* [Listing]:
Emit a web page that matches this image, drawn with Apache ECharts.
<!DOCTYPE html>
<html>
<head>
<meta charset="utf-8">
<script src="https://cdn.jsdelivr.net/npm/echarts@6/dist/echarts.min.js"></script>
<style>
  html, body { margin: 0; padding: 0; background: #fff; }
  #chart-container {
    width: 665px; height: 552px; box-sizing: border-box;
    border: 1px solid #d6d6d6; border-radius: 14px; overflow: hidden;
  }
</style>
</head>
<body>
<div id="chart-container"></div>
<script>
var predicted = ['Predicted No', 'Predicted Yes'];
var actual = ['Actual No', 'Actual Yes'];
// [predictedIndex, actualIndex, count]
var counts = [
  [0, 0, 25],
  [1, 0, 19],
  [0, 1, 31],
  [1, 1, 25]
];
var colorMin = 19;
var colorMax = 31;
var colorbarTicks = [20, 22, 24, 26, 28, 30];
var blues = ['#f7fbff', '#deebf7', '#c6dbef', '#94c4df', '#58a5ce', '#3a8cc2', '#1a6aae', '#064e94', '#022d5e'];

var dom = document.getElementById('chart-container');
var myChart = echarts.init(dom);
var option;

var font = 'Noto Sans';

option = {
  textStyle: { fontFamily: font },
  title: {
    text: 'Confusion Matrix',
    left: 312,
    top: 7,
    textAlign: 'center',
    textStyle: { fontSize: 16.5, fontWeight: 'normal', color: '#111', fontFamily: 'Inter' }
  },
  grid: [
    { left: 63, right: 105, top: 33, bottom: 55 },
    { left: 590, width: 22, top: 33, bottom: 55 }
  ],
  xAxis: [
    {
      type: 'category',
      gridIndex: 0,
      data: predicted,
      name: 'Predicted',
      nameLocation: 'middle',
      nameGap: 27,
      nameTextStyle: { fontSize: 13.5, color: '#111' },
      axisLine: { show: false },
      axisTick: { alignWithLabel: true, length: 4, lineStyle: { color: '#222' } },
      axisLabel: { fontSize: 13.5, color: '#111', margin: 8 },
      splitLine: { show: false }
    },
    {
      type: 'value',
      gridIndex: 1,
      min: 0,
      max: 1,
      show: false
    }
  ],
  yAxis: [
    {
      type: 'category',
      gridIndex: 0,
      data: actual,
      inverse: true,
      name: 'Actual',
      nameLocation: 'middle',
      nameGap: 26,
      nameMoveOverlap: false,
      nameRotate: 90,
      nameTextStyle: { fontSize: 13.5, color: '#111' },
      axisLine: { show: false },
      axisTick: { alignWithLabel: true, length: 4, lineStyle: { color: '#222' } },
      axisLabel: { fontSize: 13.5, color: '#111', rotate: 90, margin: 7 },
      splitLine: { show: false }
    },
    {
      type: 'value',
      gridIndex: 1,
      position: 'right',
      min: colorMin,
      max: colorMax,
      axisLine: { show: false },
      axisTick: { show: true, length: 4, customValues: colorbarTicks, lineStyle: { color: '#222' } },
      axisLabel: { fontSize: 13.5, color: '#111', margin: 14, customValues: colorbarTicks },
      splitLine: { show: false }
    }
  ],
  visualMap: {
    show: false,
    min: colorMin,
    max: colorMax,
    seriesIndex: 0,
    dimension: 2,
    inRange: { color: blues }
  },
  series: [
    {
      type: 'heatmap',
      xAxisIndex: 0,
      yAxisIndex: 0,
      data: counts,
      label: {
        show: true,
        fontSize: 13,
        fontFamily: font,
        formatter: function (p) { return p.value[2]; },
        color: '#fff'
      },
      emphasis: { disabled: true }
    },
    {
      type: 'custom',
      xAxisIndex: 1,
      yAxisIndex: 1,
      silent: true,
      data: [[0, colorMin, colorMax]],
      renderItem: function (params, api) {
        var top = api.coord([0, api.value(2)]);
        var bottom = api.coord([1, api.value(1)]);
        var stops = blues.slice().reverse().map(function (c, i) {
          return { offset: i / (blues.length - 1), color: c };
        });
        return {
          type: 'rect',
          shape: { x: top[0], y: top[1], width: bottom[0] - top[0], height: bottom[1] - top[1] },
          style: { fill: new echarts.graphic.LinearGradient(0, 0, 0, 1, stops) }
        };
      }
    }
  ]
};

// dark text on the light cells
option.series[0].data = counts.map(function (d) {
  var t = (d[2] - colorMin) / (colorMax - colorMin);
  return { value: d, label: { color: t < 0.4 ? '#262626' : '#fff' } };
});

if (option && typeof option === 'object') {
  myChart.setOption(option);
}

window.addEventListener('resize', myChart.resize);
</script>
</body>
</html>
...
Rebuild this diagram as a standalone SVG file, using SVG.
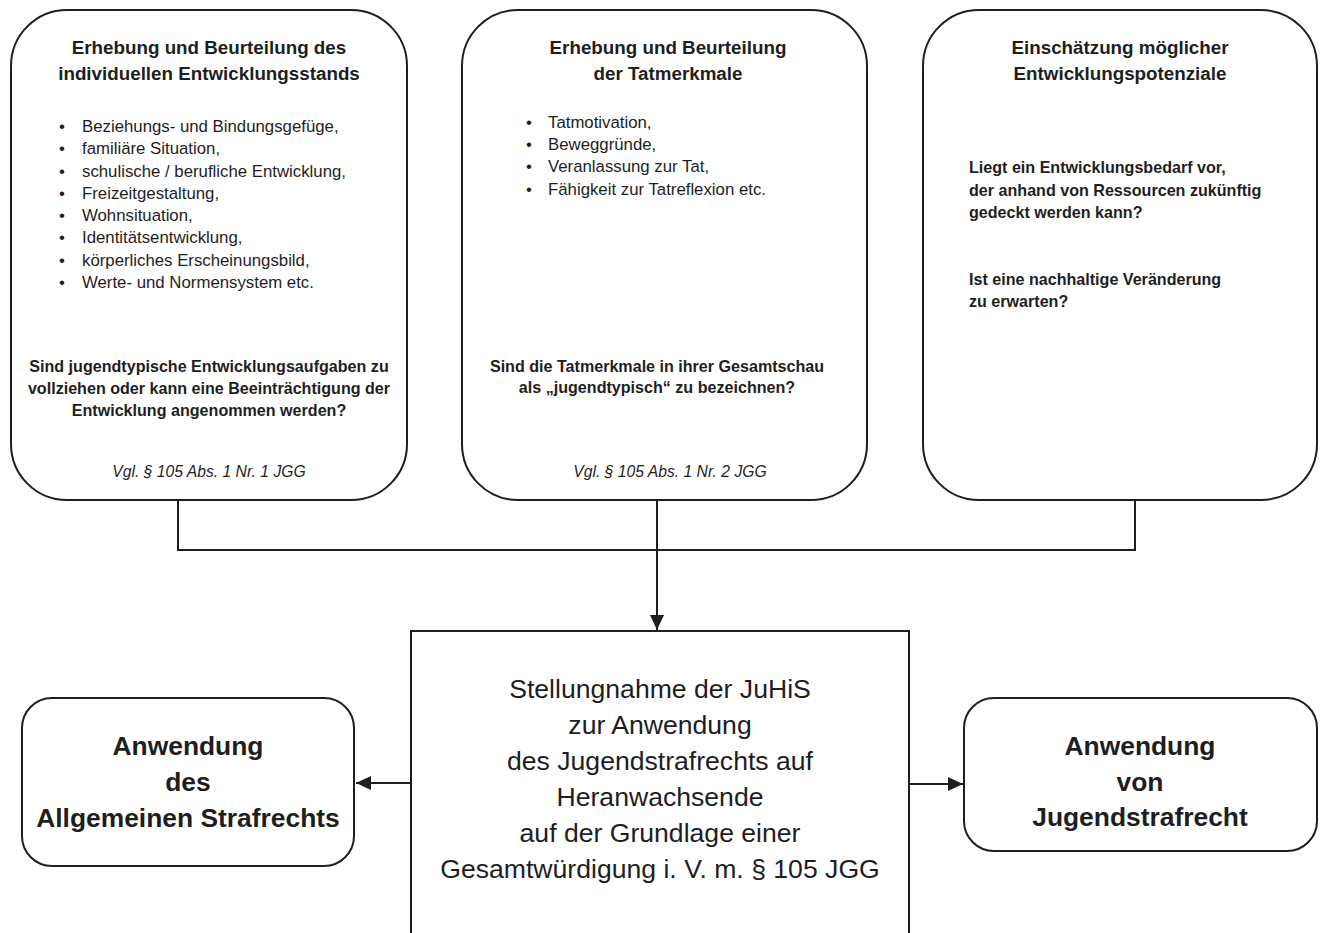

* [Instruction]:
In the data above, find the line that contains "Emit a web page" and the line that contains "var font = 'Noto Sans';". Repeat exactly those lines and every line between them, and only those.

* [Solution]:
Emit a web page that matches this image, drawn with Apache ECharts.
<!DOCTYPE html>
<html>
<head>
<meta charset="utf-8">
<script src="https://cdn.jsdelivr.net/npm/echarts@6/dist/echarts.min.js"></script>
<style>
  html, body { margin: 0; padding: 0; background: #fff; }
  #chart-container {
    width: 665px; height: 552px; box-sizing: border-box;
    border: 1px solid #d6d6d6; border-radius: 14px; overflow: hidden;
  }
</style>
</head>
<body>
<div id="chart-container"></div>
<script>
var predicted = ['Predicted No', 'Predicted Yes'];
var actual = ['Actual No', 'Actual Yes'];
// [predictedIndex, actualIndex, count]
var counts = [
  [0, 0, 25],
  [1, 0, 19],
  [0, 1, 31],
  [1, 1, 25]
];
var colorMin = 19;
var colorMax = 31;
var colorbarTicks = [20, 22, 24, 26, 28, 30];
var blues = ['#f7fbff', '#deebf7', '#c6dbef', '#94c4df', '#58a5ce', '#3a8cc2', '#1a6aae', '#064e94', '#022d5e'];

var dom = document.getElementById('chart-container');
var myChart = echarts.init(dom);
var option;

var font = 'Noto Sans';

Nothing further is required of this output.